_DIRECTIONS_
Omit all pictures, then retype the data exactly as given.

##########

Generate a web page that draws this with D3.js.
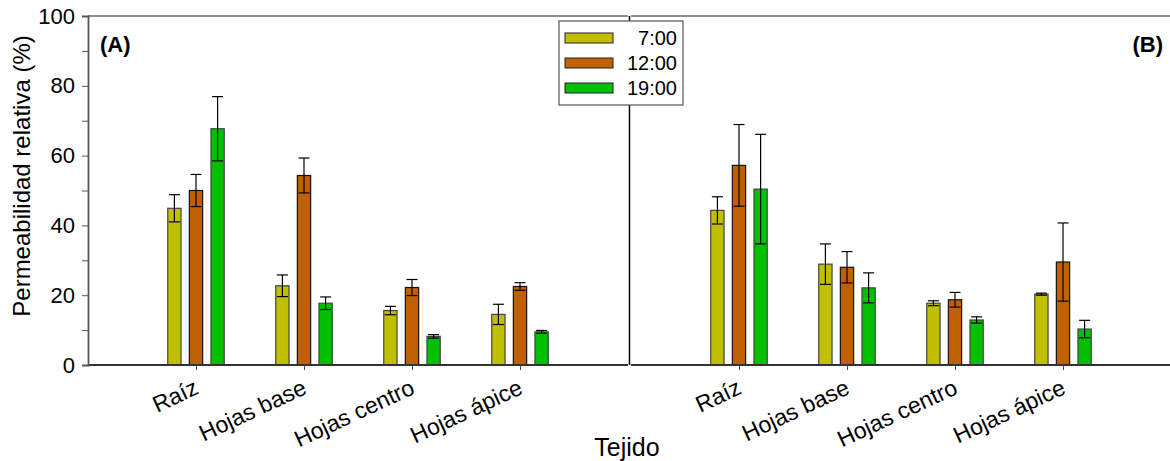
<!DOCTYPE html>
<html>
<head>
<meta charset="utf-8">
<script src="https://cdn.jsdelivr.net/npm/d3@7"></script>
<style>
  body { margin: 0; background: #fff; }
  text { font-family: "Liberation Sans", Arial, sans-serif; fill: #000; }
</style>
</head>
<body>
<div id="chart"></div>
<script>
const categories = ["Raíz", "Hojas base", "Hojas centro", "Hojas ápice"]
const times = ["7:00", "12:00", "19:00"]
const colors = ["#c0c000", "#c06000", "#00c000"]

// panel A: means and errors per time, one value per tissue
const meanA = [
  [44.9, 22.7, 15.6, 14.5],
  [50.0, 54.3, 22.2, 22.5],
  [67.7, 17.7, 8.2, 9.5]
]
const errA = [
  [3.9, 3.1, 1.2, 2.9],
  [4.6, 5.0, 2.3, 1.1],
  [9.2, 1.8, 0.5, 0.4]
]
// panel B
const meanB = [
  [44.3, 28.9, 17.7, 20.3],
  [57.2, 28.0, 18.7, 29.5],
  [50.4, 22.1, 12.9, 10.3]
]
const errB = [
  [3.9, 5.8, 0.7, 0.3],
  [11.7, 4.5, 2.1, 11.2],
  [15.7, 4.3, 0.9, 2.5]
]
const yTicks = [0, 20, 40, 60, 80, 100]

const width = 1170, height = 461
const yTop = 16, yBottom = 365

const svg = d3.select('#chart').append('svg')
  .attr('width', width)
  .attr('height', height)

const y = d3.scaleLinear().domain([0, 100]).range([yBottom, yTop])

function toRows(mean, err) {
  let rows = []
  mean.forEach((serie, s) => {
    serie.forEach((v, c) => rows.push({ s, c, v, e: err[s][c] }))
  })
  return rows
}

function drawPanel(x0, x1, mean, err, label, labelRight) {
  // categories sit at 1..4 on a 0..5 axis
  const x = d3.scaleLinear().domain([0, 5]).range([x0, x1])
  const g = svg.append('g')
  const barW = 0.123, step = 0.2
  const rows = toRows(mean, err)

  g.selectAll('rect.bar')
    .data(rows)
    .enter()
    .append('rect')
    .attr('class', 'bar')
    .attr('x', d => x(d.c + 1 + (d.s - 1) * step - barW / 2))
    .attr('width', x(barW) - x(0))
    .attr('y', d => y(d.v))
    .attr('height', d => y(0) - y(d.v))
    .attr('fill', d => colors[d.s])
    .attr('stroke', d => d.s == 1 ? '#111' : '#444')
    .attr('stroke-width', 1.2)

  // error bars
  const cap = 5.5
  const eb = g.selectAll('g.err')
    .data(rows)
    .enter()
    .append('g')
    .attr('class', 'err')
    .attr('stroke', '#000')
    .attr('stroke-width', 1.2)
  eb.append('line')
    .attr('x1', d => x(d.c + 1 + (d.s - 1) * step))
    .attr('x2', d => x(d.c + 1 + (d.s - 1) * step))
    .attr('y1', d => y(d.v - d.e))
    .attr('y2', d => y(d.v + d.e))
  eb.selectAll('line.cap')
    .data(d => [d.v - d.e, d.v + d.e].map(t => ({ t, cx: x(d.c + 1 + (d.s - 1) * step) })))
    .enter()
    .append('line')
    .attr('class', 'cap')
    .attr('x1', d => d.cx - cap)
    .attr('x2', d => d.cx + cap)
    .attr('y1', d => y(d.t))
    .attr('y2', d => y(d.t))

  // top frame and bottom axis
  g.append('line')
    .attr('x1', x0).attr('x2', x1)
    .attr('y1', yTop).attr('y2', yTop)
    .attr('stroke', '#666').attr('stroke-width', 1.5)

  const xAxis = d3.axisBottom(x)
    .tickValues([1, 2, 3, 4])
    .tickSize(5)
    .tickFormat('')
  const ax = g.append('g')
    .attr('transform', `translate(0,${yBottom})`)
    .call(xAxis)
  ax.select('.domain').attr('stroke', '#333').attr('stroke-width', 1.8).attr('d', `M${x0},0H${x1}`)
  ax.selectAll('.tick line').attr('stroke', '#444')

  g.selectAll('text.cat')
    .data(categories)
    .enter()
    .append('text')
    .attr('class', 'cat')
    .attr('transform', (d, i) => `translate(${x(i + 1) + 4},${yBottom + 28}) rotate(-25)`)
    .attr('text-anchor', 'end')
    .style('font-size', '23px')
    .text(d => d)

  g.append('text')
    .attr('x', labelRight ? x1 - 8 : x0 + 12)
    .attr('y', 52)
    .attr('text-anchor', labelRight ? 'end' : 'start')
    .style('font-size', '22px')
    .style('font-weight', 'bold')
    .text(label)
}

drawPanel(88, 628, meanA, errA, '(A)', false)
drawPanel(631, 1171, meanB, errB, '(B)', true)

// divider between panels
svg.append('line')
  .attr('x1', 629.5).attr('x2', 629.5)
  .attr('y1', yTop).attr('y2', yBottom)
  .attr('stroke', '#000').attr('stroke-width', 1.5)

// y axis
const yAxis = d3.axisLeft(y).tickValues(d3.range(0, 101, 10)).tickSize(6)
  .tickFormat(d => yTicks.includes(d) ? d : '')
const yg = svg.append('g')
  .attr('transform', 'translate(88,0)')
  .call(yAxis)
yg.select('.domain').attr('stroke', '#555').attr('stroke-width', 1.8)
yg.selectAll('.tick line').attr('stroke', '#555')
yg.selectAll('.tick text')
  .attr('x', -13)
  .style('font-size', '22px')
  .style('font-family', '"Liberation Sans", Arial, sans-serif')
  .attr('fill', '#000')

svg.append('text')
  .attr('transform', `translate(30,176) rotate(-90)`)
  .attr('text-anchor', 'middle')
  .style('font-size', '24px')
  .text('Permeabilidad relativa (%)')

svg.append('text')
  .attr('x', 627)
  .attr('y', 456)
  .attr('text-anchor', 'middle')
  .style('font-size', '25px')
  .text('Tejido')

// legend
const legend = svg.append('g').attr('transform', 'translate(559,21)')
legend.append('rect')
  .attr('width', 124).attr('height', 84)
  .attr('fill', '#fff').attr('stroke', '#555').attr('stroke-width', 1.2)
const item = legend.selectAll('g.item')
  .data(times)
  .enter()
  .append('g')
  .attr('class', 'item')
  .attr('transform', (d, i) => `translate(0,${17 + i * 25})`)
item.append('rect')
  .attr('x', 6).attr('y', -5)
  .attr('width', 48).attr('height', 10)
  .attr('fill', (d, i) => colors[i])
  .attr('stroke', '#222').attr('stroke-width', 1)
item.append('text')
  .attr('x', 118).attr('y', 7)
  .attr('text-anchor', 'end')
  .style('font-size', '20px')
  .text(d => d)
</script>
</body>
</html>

##########

_ANSWER TO THE EXERCISE_
Generate a web page that draws this with D3.js.
<!DOCTYPE html>
<html>
<head>
<meta charset="utf-8">
<script src="https://cdn.jsdelivr.net/npm/d3@7"></script>
<style>
  body { margin: 0; background: #fff; }
  text { font-family: "Liberation Sans", Arial, sans-serif; fill: #000; }
</style>
</head>
<body>
<div id="chart"></div>
<script>
const categories = ["Raíz", "Hojas base", "Hojas centro", "Hojas ápice"]
const times = ["7:00", "12:00", "19:00"]
const colors = ["#c0c000", "#c06000", "#00c000"]

// panel A: means and errors per time, one value per tissue
const meanA = [
  [44.9, 22.7, 15.6, 14.5],
  [50.0, 54.3, 22.2, 22.5],
  [67.7, 17.7, 8.2, 9.5]
]
const errA = [
  [3.9, 3.1, 1.2, 2.9],
  [4.6, 5.0, 2.3, 1.1],
  [9.2, 1.8, 0.5, 0.4]
]
// panel B
const meanB = [
  [44.3, 28.9, 17.7, 20.3],
  [57.2, 28.0, 18.7, 29.5],
  [50.4, 22.1, 12.9, 10.3]
]
const errB = [
  [3.9, 5.8, 0.7, 0.3],
  [11.7, 4.5, 2.1, 11.2],
  [15.7, 4.3, 0.9, 2.5]
]
const yTicks = [0, 20, 40, 60, 80, 100]

const width = 1170, height = 461
const yTop = 16, yBottom = 365

const svg = d3.select('#chart').append('svg')
  .attr('width', width)
  .attr('height', height)

const y = d3.scaleLinear().domain([0, 100]).range([yBottom, yTop])

function toRows(mean, err) {
  let rows = []
  mean.forEach((serie, s) => {
    serie.forEach((v, c) => rows.push({ s, c, v, e: err[s][c] }))
  })
  return rows
}

function drawPanel(x0, x1, mean, err, label, labelRight) {
  // categories sit at 1..4 on a 0..5 axis
  const x = d3.scaleLinear().domain([0, 5]).range([x0, x1])
  const g = svg.append('g')
  const barW = 0.123, step = 0.2
  const rows = toRows(mean, err)

  g.selectAll('rect.bar')
    .data(rows)
    .enter()
    .append('rect')
    .attr('class', 'bar')
    .attr('x', d => x(d.c + 1 + (d.s - 1) * step - barW / 2))
    .attr('width', x(barW) - x(0))
    .attr('y', d => y(d.v))
    .attr('height', d => y(0) - y(d.v))
    .attr('fill', d => colors[d.s])
    .attr('stroke', d => d.s == 1 ? '#111' : '#444')
    .attr('stroke-width', 1.2)

  // error bars
  const cap = 5.5
  const eb = g.selectAll('g.err')
    .data(rows)
    .enter()
    .append('g')
    .attr('class', 'err')
    .attr('stroke', '#000')
    .attr('stroke-width', 1.2)
  eb.append('line')
    .attr('x1', d => x(d.c + 1 + (d.s - 1) * step))
    .attr('x2', d => x(d.c + 1 + (d.s - 1) * step))
    .attr('y1', d => y(d.v - d.e))
    .attr('y2', d => y(d.v + d.e))
  eb.selectAll('line.cap')
    .data(d => [d.v - d.e, d.v + d.e].map(t => ({ t, cx: x(d.c + 1 + (d.s - 1) * step) })))
    .enter()
    .append('line')
    .attr('class', 'cap')
    .attr('x1', d => d.cx - cap)
    .attr('x2', d => d.cx + cap)
    .attr('y1', d => y(d.t))
    .attr('y2', d => y(d.t))

  // top frame and bottom axis
  g.append('line')
    .attr('x1', x0).attr('x2', x1)
    .attr('y1', yTop).attr('y2', yTop)
    .attr('stroke', '#666').attr('stroke-width', 1.5)

  const xAxis = d3.axisBottom(x)
    .tickValues([1, 2, 3, 4])
    .tickSize(5)
    .tickFormat('')
  const ax = g.append('g')
    .attr('transform', `translate(0,${yBottom})`)
    .call(xAxis)
  ax.select('.domain').attr('stroke', '#333').attr('stroke-width', 1.8).attr('d', `M${x0},0H${x1}`)
  ax.selectAll('.tick line').attr('stroke', '#444')

  g.selectAll('text.cat')
    .data(categories)
    .enter()
    .append('text')
    .attr('class', 'cat')
    .attr('transform', (d, i) => `translate(${x(i + 1) + 4},${yBottom + 28}) rotate(-25)`)
    .attr('text-anchor', 'end')
    .style('font-size', '23px')
    .text(d => d)

  g.append('text')
    .attr('x', labelRight ? x1 - 8 : x0 + 12)
    .attr('y', 52)
    .attr('text-anchor', labelRight ? 'end' : 'start')
    .style('font-size', '22px')
    .style('font-weight', 'bold')
    .text(label)
}

drawPanel(88, 628, meanA, errA, '(A)', false)
drawPanel(631, 1171, meanB, errB, '(B)', true)

// divider between panels
svg.append('line')
  .attr('x1', 629.5).attr('x2', 629.5)
  .attr('y1', yTop).attr('y2', yBottom)
  .attr('stroke', '#000').attr('stroke-width', 1.5)

// y axis
const yAxis = d3.axisLeft(y).tickValues(d3.range(0, 101, 10)).tickSize(6)
  .tickFormat(d => yTicks.includes(d) ? d : '')
const yg = svg.append('g')
  .attr('transform', 'translate(88,0)')
  .call(yAxis)
yg.select('.domain').attr('stroke', '#555').attr('stroke-width', 1.8)
yg.selectAll('.tick line').attr('stroke', '#555')
yg.selectAll('.tick text')
  .attr('x', -13)
  .style('font-size', '22px')
  .style('font-family', '"Liberation Sans", Arial, sans-serif')
  .attr('fill', '#000')

svg.append('text')
  .attr('transform', `translate(30,176) rotate(-90)`)
  .attr('text-anchor', 'middle')
  .style('font-size', '24px')
  .text('Permeabilidad relativa (%)')

svg.append('text')
  .attr('x', 627)
  .attr('y', 456)
  .attr('text-anchor', 'middle')
  .style('font-size', '25px')
  .text('Tejido')

// legend
const legend = svg.append('g').attr('transform', 'translate(559,21)')
legend.append('rect')
  .attr('width', 124).attr('height', 84)
  .attr('fill', '#fff').attr('stroke', '#555').attr('stroke-width', 1.2)
const item = legend.selectAll('g.item')
  .data(times)
  .enter()
  .append('g')
  .attr('class', 'item')
  .attr('transform', (d, i) => `translate(0,${17 + i * 25})`)
item.append('rect')
  .attr('x', 6).attr('y', -5)
  .attr('width', 48).attr('height', 10)
  .attr('fill', (d, i) => colors[i])
  .attr('stroke', '#222').attr('stroke-width', 1)
item.append('text')
  .attr('x', 118).attr('y', 7)
  .attr('text-anchor', 'end')
  .style('font-size', '20px')
  .text(d => d)
</script>
</body>
</html>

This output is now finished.